Current Election polls
Trump leads among a wide array of Republican primary voters. He appears to have tapped into public anger toward Washington: he holds a large lead among Republican primary voters who say they are angry. And 79 percent think Trump says what he believes, rather than what people want to hear, far higher than the other candidates tested.
Trump may be the top choice among a quarter of Republican primary voters, but there are other voters who would be less enthusiastic. At 27 percent, he tops the list of candidates Republican voters would be most dissatisfied with as the party's nominee.
Trump, Bush, Walker and Rubio are all viewed more positively than negatively, but Trump has the highest unfavorable ratings. His ratings among registered voters overall are especially negative.
Majorities of Republican primary voters are confident in Trump, Bush, Rubio and Walker to handle key issues. Trump does best on the economy and illegal immigration, while Bush does best on dealing with America's adversaries. Trump and Bush are seen as the candidates most likely to win a general election.
The Republican Race
Just days before the Republican presidential candidates square off in their first debate, Donald Trump is in the top spot among Republican primary voters nationally - 24 percent support him as the nominee. Trump is followed by Jeb Bush (13 percent), Scott Walker (10 percent), Mike Huckabee (eight percent), Ben Carson (six percent), Ted Cruz (six percent), and Marco Rubio (six percent). Further down are Rand Paul (4 percent) and Chris Christie (3 percent). Other contenders are below three percent. Nine percent of Republican primary voters say they don't know who they want as the nominee at this point.
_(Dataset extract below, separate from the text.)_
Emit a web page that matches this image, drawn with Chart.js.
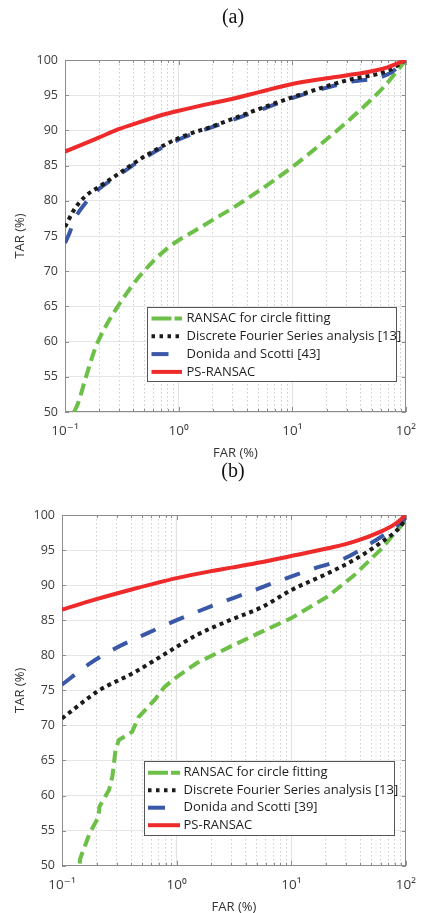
<!DOCTYPE html>
<html>
<head>
<meta charset="utf-8">
<script src="https://cdn.jsdelivr.net/npm/chart.js@4.4.1/dist/chart.umd.min.js"></script>
<style>
  html, body { margin: 0; padding: 0; background: #fff; width: 427px; height: 913px; overflow: hidden; }
  .panel { position: absolute; left: 0; width: 427px; overflow: hidden; }
  #wrapA { top: 0; height: 462px; }
  #wrapB { top: 458px; height: 455px; }
</style>
</head>
<body>
<div class="panel" id="wrapA"><canvas id="chartA" width="427" height="462"></canvas></div>
<div class="panel" id="wrapB"><canvas id="chartB" width="427" height="460"></canvas></div>
<script>
// axis ticks
const X_DECADES = [0.1, 1, 10, 100];
const X_DECADE_LABELS = ["10⁻¹", "10⁰", "10¹", "10²"];
const Y_TICKS = [50, 55, 60, 65, 70, 75, 80, 85, 90, 95, 100];

// panel (a)
const LABELS_A = ["RANSAC for circle fitting", "Discrete Fourier Series analysis [13]", "Donida and Scotti [43]", "PS-RANSAC"];
const FAR_A_RANSAC = [0.12, 0.13, 0.153, 0.186, 0.227, 0.286, 0.35, 0.4375, 0.587, 0.79, 1, 1.34, 1.98, 2.94, 4.96, 10, 19.6, 37.8, 64, 100];
const TAR_A_RANSAC = [50, 51.2, 55, 59.2, 62.1, 64.8, 66.9, 69, 71.3, 73.2, 74.4, 75.6, 77.25, 78.9, 81.3, 84.8, 88.6, 92.6, 96.2, 100];
const FAR_A_DFS = [0.1, 0.12, 0.15, 0.2, 0.3, 0.5, 1, 2, 5, 10, 30, 70, 100];
const TAR_A_DFS = [76.3, 78.7, 80.6, 82, 83.9, 86.3, 88.9, 90.6, 93, 94.7, 97.1, 98.5, 100];
const FAR_A_DONIDA = [0.1, 0.11, 0.12, 0.15, 0.2, 0.3, 0.5, 1, 2, 5, 10, 30, 70, 100];
const TAR_A_DONIDA = [74, 75.5, 77.2, 79.6, 81.7, 83.7, 86.1, 88.7, 90.5, 92.8, 94.6, 96.8, 98, 100];
const FAR_A_PS = [0.1, 0.15, 0.2, 0.3, 0.5, 0.7, 1, 2, 3, 5, 10, 20, 50, 70, 100];
const TAR_A_PS = [87, 88.15, 89, 90.2, 91.4, 92.15, 92.8, 93.9, 94.5, 95.4, 96.6, 97.4, 98.4, 99, 100];

// panel (b)
const LABELS_B = ["RANSAC for circle fitting", "Discrete Fourier Series analysis [13]", "Donida and Scotti [39]", "PS-RANSAC"];
const FAR_B_RANSAC = [0.143, 0.144, 0.174, 0.209, 0.212, 0.257, 0.275, 0.293, 0.313, 0.41, 0.465, 0.64, 0.785, 1, 1.5, 2.91, 5.6, 10, 20.9, 35.3, 59.6, 89, 100];
const TAR_B_RANSAC = [50.3, 51, 54.6, 57, 58.4, 60.8, 62.7, 66.5, 67.9, 69.1, 71.2, 73.6, 75.5, 76.9, 78.9, 81.2, 83.4, 85.3, 88.4, 91.4, 95, 98.3, 99.5];
const FAR_B_DFS = [0.1, 0.211, 0.41, 1, 1.5, 2.91, 5.6, 10, 20.9, 35.3, 59.6, 89, 100];
const TAR_B_DFS = [71, 75, 77.4, 81.2, 82.9, 85, 86.9, 89.3, 91.7, 93.6, 96, 98.3, 99.5];
const FAR_B_DONIDA = [0.1, 0.174, 0.293, 0.565, 1, 2.24, 4, 7.8, 15, 29, 52, 89, 100];
const TAR_B_DONIDA = [75.8, 78.8, 81, 83.2, 85, 87.3, 88.8, 90.6, 92.25, 93.8, 96.2, 98.8, 99.6];
const FAR_B_PS = [0.1, 0.2, 0.42, 1, 2, 3, 5.6, 10, 20.9, 35.3, 59.6, 80, 100];
const TAR_B_PS = [86.5, 88, 89.45, 91, 92, 92.5, 93.3, 94.15, 95.25, 96.2, 97.6, 98.7, 100];

// line styles, same order as the labels
const STYLES = [
  { color: "#6cbf47", dash: [12, 6], legendDash: [20, 3], order: 3 },
  { color: "#1b1b1b", dash: [4, 4], legendDash: [3.5, 4.5], order: 1 },
  { color: "#3a58a8", dash: [16, 15], legendDash: [17, 40], order: 2 },
  { color: "#ee2a2a", dash: [], legendDash: [], order: 0 }
];

const TICK_FONT = { family: "'Open Sans', 'DejaVu Sans', sans-serif", size: 12.5 };

// minor ticks 1..9 in each decade
const X_TICK_VALUES = [];
for (let i = 0; i < X_DECADES.length - 1; i++) {
  for (let k = 1; k <= 9; k++) X_TICK_VALUES.push(k === 1 ? X_DECADES[i] : k * X_DECADES[i]);
}
X_TICK_VALUES.push(X_DECADES[X_DECADES.length - 1]);
const isDecade = v => X_DECADES.includes(v);

const matlabPlugin = {
  id: "matlabFrame",
  beforeDatasetsDraw(chart) {
    const { ctx, chartArea: a, scales: { x, y } } = chart;
    ctx.save();
    ctx.strokeStyle = "#8c8c8c";
    ctx.lineWidth = 1;
    ctx.strokeRect(Math.round(a.left) + 0.5, Math.round(a.top) + 0.5, Math.round(a.right - a.left) - 1, Math.round(a.bottom - a.top) - 1);
    ctx.beginPath();
    y.ticks.forEach(t => {
      const py = Math.round(y.getPixelForValue(t.value)) + 0.5;
      ctx.moveTo(a.left, py); ctx.lineTo(a.left + 4, py);
      ctx.moveTo(a.right - 4, py); ctx.lineTo(a.right, py);
    });
    x.ticks.forEach(t => {
      const px = Math.round(x.getPixelForValue(t.value)) + 0.5;
      const len = isDecade(t.value) ? 5 : 3;
      ctx.moveTo(px, a.top); ctx.lineTo(px, a.top + len);
      ctx.moveTo(px, a.bottom); ctx.lineTo(px, a.bottom - len);
    });
    ctx.stroke();
    ctx.restore();
  },
  afterDatasetsDraw(chart, args, opts) {
    const { ctx } = chart;
    const lg = opts.legend;
    ctx.save();
    ctx.fillStyle = "#fff";
    ctx.fillRect(lg.x, lg.y, lg.w, lg.h);
    ctx.strokeStyle = "#555";
    ctx.lineWidth = 1;
    ctx.strokeRect(lg.x + 0.5, lg.y + 0.5, lg.w, lg.h);
    chart.data.datasets.forEach((ds, i) => {
      const ry = lg.y + lg.first + i * lg.step;
      ctx.beginPath();
      ctx.setLineDash(STYLES[i].legendDash);
      ctx.strokeStyle = ds.borderColor;
      ctx.lineWidth = ds.borderWidth;
      ctx.moveTo(lg.x + lg.s0, ry);
      ctx.lineTo(lg.x + lg.s1, ry);
      ctx.stroke();
      ctx.setLineDash([]);
      ctx.fillStyle = "#1e1e1e";
      ctx.font = "13px 'Open Sans', 'DejaVu Sans', sans-serif";
      ctx.textBaseline = "middle";
      ctx.textAlign = "left";
      ctx.fillText(ds.label, lg.x + lg.tx, ry);
    });
    ctx.restore();
  },
  afterDraw(chart, args, opts) {
    const { ctx } = chart;
    ctx.save();
    ctx.fillStyle = "#111";
    ctx.font = "20px 'Liberation Serif', 'DejaVu Serif', serif";
    ctx.textAlign = "center";
    ctx.textBaseline = "middle";
    ctx.fillText(opts.panel.text, opts.panel.x, opts.panel.y);
    ctx.restore();
  }
};

function makeChart(id, labels, fars, tars, lay) {
  const datasets = labels.map((lab, i) => ({
    label: lab,
    data: fars[i].map((f, j) => ({ x: f, y: tars[i][j] })),
    borderColor: STYLES[i].color,
    backgroundColor: STYLES[i].color,
    borderDash: STYLES[i].dash,
    borderWidth: 4,
    borderCapStyle: "butt",
    pointRadius: 0,
    fill: false,
    order: STYLES[i].order,
    cubicInterpolationMode: lay.linear && lay.linear.includes(i) ? "default" : "monotone",
    tension: 0
  }));

  return new Chart(document.getElementById(id), {
    type: "line",
    data: { datasets },
    plugins: [matlabPlugin],
    options: {
      responsive: false,
      animation: false,
      events: [],
      layout: { padding: { top: lay.top, right: lay.right, left: 0, bottom: 0 } },
      plugins: {
        legend: { display: false },
        tooltip: { enabled: false },
        matlabFrame: { legend: lay.legend, panel: lay.panel }
      },
      scales: {
        x: {
          type: "logarithmic",
          min: 0.1,
          max: 100,
          afterBuildTicks: s => { s.ticks = X_TICK_VALUES.map(v => ({ value: v, major: isDecade(v) })); },
          afterFit: s => { s.height = lay.xHeight; },
          ticks: {
            autoSkip: false,
            maxRotation: 0,
            padding: 11,
            color: "#3c3c3c",
            font: { family: TICK_FONT.family, size: 13.5 },
            callback: v => { const k = X_DECADES.indexOf(v); return k >= 0 ? X_DECADE_LABELS[k] : ""; }
          },
          grid: {
            drawTicks: false,
            lineWidth: 1,
            color: c => (c.tick && isDecade(c.tick.value)) ? "#e2e2e2" : "#cfcfcf"
          },
          border: {
            display: false,
            dash: c => (c.tick && !isDecade(c.tick.value)) ? [1.5, 2.5] : []
          },
          title: {
            display: true,
            text: "FAR (%)",
            color: "#333",
            font: { family: TICK_FONT.family, size: 13 },
            padding: { top: 0, bottom: lay.xTitlePad }
          }
        },
        y: {
          min: 50,
          max: 100,
          afterBuildTicks: s => { s.ticks = Y_TICKS.map(v => ({ value: v })); },
          afterFit: s => { s.width = lay.yWidth; },
          ticks: { padding: 7, color: "#3c3c3c", font: TICK_FONT },
          grid: { drawTicks: false, color: "#e6e6e6", lineWidth: 1 },
          border: { display: false },
          title: {
            display: true,
            text: "TAR (%)",
            color: "#333",
            font: { family: TICK_FONT.family, size: 13 },
            padding: { top: lay.yTitlePad, bottom: 0 }
          }
        }
      }
    }
  });
}

makeChart("chartA", LABELS_A,
  [FAR_A_RANSAC, FAR_A_DFS, FAR_A_DONIDA, FAR_A_PS],
  [TAR_A_RANSAC, TAR_A_DFS, TAR_A_DONIDA, TAR_A_PS],
  {
    top: 60, right: 11, yWidth: 65, xHeight: 50, xTitlePad: 1, yTitlePad: 12,
    legend: { x: 147, y: 307, w: 249, h: 74, first: 11.5, step: 17.8, s0: 4.5, s1: 35, tx: 39.5 },
    panel: { text: "(a)", x: 233, y: 18 }
  });

makeChart("chartB", LABELS_B,
  [FAR_B_RANSAC, FAR_B_DFS, FAR_B_DONIDA, FAR_B_PS],
  [TAR_B_RANSAC, TAR_B_DFS, TAR_B_DONIDA, TAR_B_PS],
  {
    top: 57, right: 14, yWidth: 62, xHeight: 52.3, xTitlePad: 3, yTitlePad: 12, linear: [0],
    legend: { x: 144, y: 303, w: 250, h: 74, first: 11.7, step: 17.5, s0: 4, s1: 36, tx: 39.5 },
    panel: { text: "(b)", x: 233, y: 14 }
  });
</script>
</body>
</html>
Among Trump supporters, the most popular second choice candidates for the Republican party's nomination are Carson, Bush, Cruz and Rubio.
Trump appeals to many factions of Republican primary voters. He leads among conservatives, Tea Party supporters, evangelicals and both men and women. Among Republican primary voters who do not consider themselves Tea Partiers, the race is closer. Bush (21 percent) performs better among this group, edging out Trump (19 percent).
Also, Trump leads among Republican primary voters on both sides of the illegal immigration debate - those who support legal status for illegal immigrants in the U.S and those who think those immigrants should be required to leave the country.
Trump and Bush are also seen as the most electable in a general election. At this early stage of the campaign, 26 percent say Trump has the best chance of winning in November 2016, and 23 percent pick Bush as having the best chance. Walker comes in third here, with eight percent.